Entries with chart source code
--- Begin ---

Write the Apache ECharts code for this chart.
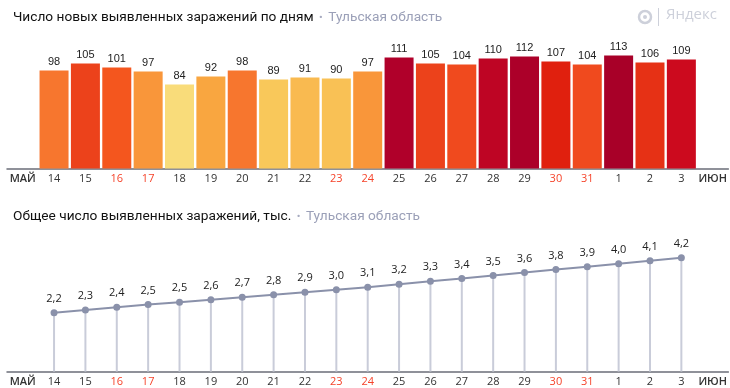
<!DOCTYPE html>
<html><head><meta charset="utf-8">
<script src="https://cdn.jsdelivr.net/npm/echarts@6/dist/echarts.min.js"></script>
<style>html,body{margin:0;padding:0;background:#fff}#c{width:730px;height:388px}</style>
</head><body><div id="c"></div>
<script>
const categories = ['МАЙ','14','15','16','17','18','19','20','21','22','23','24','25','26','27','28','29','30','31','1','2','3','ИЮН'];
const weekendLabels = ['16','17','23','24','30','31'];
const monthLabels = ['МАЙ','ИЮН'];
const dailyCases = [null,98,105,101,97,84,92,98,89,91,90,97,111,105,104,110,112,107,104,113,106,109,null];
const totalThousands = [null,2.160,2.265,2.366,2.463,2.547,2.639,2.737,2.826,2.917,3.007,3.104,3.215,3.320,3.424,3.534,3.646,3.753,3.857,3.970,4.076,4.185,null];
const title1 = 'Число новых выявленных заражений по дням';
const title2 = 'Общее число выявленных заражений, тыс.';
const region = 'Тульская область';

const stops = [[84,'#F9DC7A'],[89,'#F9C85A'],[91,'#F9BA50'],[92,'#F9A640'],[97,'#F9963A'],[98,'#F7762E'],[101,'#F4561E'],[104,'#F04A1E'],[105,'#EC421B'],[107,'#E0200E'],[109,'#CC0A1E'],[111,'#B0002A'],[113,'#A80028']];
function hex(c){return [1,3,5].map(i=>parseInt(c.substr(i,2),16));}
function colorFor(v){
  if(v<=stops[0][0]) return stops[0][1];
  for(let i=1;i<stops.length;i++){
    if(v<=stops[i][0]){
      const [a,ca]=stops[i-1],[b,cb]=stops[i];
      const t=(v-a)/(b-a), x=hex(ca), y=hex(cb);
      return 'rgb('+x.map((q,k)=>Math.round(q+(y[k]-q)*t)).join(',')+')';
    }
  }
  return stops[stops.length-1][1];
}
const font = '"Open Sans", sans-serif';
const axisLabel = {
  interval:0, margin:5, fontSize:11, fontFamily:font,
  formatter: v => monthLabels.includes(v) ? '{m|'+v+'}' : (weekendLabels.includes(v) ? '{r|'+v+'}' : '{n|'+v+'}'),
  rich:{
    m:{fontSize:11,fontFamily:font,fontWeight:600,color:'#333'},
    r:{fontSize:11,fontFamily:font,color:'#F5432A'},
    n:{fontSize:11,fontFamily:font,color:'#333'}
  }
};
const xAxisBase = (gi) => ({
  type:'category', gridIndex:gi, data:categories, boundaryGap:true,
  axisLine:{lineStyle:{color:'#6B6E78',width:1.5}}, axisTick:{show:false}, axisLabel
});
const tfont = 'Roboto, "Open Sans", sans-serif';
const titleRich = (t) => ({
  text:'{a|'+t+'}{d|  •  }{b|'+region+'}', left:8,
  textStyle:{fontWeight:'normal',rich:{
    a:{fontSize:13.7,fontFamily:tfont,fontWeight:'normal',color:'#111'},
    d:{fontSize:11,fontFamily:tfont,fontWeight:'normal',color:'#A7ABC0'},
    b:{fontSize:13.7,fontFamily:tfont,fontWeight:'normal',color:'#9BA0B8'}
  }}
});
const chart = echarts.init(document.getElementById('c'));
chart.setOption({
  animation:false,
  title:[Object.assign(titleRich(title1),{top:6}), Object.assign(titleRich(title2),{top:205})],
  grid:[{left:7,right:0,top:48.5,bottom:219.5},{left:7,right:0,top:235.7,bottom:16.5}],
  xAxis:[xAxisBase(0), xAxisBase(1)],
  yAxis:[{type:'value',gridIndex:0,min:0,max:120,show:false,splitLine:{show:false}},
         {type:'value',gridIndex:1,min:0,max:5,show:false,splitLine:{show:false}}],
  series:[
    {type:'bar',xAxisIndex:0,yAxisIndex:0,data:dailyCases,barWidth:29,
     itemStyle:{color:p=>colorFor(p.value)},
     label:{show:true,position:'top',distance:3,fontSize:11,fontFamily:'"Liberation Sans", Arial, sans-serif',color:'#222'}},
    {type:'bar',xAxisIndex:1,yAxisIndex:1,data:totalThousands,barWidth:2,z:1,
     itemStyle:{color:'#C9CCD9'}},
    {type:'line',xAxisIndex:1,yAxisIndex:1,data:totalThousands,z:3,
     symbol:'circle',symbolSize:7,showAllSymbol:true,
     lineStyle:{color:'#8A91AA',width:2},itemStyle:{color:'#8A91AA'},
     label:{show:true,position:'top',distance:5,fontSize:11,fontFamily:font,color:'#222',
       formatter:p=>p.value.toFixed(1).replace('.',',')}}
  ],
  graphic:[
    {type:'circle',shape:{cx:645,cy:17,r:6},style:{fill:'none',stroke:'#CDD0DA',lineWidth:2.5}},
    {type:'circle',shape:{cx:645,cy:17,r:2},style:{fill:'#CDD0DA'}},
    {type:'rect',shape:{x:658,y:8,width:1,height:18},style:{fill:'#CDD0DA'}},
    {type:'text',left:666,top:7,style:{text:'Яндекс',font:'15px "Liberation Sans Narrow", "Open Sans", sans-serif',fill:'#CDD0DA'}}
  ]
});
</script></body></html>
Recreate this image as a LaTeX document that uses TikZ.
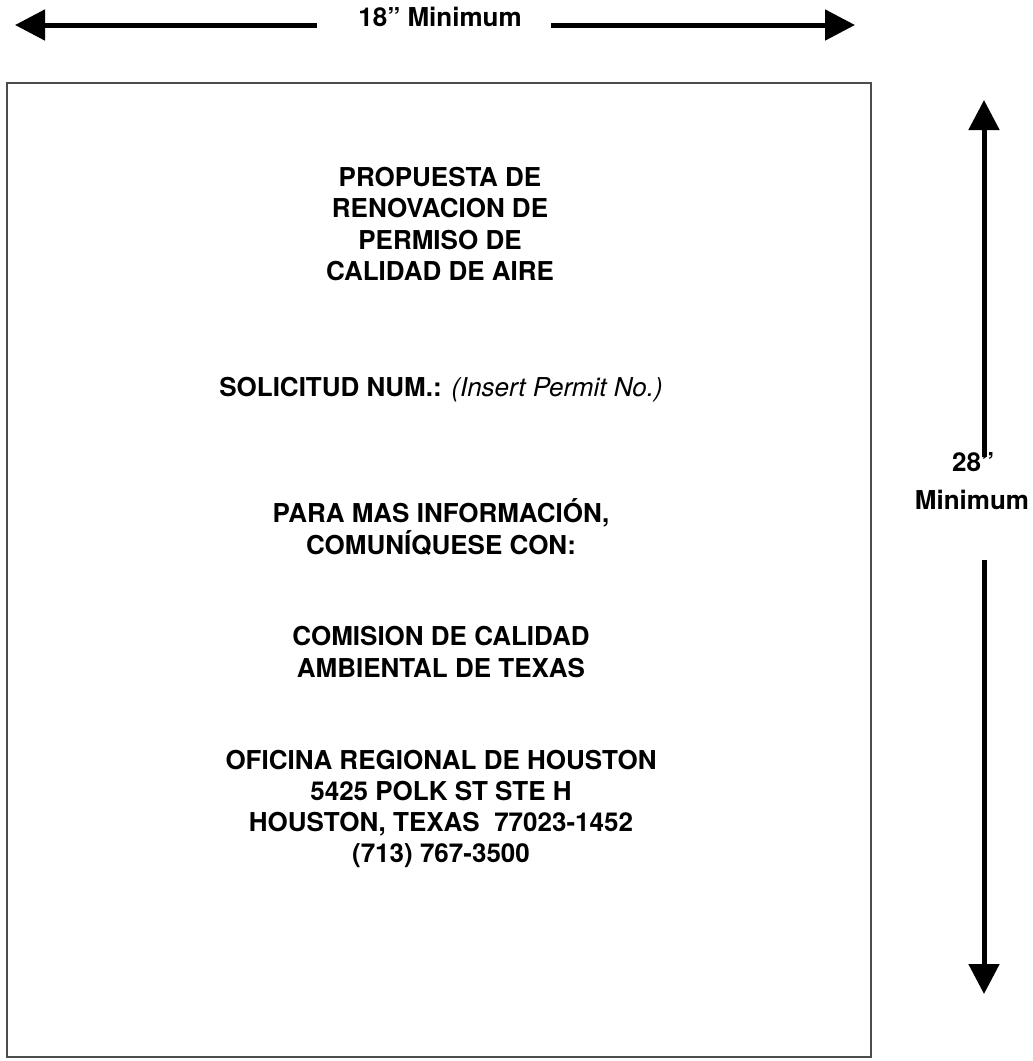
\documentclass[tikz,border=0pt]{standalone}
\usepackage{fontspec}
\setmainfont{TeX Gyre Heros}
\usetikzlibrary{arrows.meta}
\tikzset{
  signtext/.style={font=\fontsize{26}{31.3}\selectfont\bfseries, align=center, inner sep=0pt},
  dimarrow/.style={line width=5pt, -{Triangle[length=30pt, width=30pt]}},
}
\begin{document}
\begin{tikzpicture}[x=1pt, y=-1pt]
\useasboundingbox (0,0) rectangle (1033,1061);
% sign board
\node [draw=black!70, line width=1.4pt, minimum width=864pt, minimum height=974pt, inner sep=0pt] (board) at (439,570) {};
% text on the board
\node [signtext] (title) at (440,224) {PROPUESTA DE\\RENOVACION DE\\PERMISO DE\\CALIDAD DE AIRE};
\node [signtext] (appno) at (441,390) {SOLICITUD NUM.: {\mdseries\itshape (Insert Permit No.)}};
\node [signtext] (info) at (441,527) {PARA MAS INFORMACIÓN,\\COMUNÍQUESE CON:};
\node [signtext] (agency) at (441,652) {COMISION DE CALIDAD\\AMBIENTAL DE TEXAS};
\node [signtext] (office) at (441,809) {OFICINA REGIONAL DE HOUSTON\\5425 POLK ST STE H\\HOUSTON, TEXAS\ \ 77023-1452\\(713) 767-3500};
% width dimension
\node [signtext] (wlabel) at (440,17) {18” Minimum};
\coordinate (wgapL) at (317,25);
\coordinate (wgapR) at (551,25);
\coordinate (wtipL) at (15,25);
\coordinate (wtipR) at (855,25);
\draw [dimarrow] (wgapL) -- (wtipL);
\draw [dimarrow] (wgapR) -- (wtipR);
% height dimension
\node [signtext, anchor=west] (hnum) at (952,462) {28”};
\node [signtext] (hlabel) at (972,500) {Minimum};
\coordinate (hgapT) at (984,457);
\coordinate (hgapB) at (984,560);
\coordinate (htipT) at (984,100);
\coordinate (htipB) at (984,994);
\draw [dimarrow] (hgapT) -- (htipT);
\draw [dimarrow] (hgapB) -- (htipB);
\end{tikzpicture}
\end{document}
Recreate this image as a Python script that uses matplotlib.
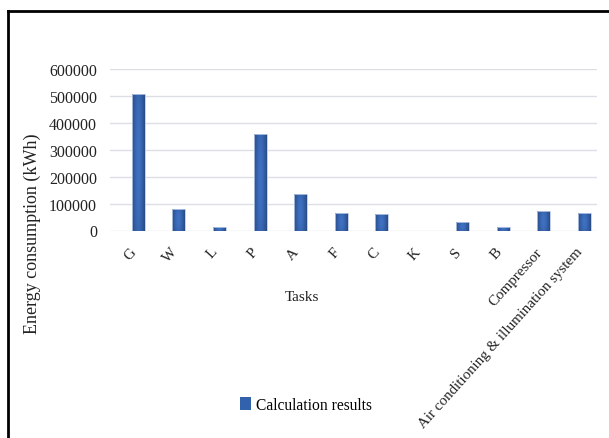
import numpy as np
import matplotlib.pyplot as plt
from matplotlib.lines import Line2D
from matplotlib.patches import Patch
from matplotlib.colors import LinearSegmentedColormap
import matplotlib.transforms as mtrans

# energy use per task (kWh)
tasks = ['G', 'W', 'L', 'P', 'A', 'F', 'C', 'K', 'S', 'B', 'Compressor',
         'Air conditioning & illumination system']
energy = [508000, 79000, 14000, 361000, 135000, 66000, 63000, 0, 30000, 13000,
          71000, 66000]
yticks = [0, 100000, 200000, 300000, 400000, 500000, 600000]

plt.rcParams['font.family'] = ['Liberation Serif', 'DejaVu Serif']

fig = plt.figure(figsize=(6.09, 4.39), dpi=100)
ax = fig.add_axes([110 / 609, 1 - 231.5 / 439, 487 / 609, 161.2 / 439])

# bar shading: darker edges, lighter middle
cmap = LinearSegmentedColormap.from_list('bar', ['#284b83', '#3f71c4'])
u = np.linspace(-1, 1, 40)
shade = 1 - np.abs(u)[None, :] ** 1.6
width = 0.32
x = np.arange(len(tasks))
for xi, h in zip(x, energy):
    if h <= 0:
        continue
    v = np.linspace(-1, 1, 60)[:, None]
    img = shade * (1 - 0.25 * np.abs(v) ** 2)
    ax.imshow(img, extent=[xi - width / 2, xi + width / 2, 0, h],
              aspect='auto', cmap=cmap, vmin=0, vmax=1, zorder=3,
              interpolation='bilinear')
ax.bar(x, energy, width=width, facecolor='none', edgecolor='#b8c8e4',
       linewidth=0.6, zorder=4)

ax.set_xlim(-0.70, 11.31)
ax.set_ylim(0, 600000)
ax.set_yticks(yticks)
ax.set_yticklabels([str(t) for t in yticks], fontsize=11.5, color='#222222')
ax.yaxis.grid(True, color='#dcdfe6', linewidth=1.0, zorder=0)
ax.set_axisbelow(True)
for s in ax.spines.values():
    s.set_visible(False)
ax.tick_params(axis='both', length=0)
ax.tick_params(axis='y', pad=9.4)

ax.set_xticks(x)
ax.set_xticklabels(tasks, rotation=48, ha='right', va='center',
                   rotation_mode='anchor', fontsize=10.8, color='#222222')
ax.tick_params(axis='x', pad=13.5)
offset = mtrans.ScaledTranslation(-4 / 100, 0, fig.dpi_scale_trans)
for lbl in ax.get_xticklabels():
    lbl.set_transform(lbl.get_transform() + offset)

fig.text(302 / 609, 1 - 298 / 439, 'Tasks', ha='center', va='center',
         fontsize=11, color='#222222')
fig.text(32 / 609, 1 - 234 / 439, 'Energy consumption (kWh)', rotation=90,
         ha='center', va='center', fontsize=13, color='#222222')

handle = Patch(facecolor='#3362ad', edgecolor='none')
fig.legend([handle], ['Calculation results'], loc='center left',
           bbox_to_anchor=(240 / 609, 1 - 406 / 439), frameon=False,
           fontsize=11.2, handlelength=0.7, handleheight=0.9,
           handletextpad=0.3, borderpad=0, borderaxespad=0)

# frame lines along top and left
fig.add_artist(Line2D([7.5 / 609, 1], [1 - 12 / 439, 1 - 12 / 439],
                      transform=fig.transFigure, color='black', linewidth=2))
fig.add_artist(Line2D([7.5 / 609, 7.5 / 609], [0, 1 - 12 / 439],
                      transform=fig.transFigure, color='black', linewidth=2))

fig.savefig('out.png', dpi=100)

--- End ---

» **REQUIREMENT**
Make an exact copy of the lines from the one with "Recreate this image as a Python" through the one with "import matplotlib.transforms as mtrans", both ends in, and nothing else. Drop every picture.

» **SOLUTION**
Recreate this image as a Python script that uses matplotlib.
import numpy as np
import matplotlib.pyplot as plt
from matplotlib.lines import Line2D
from matplotlib.patches import Patch
from matplotlib.colors import LinearSegmentedColormap
import matplotlib.transforms as mtrans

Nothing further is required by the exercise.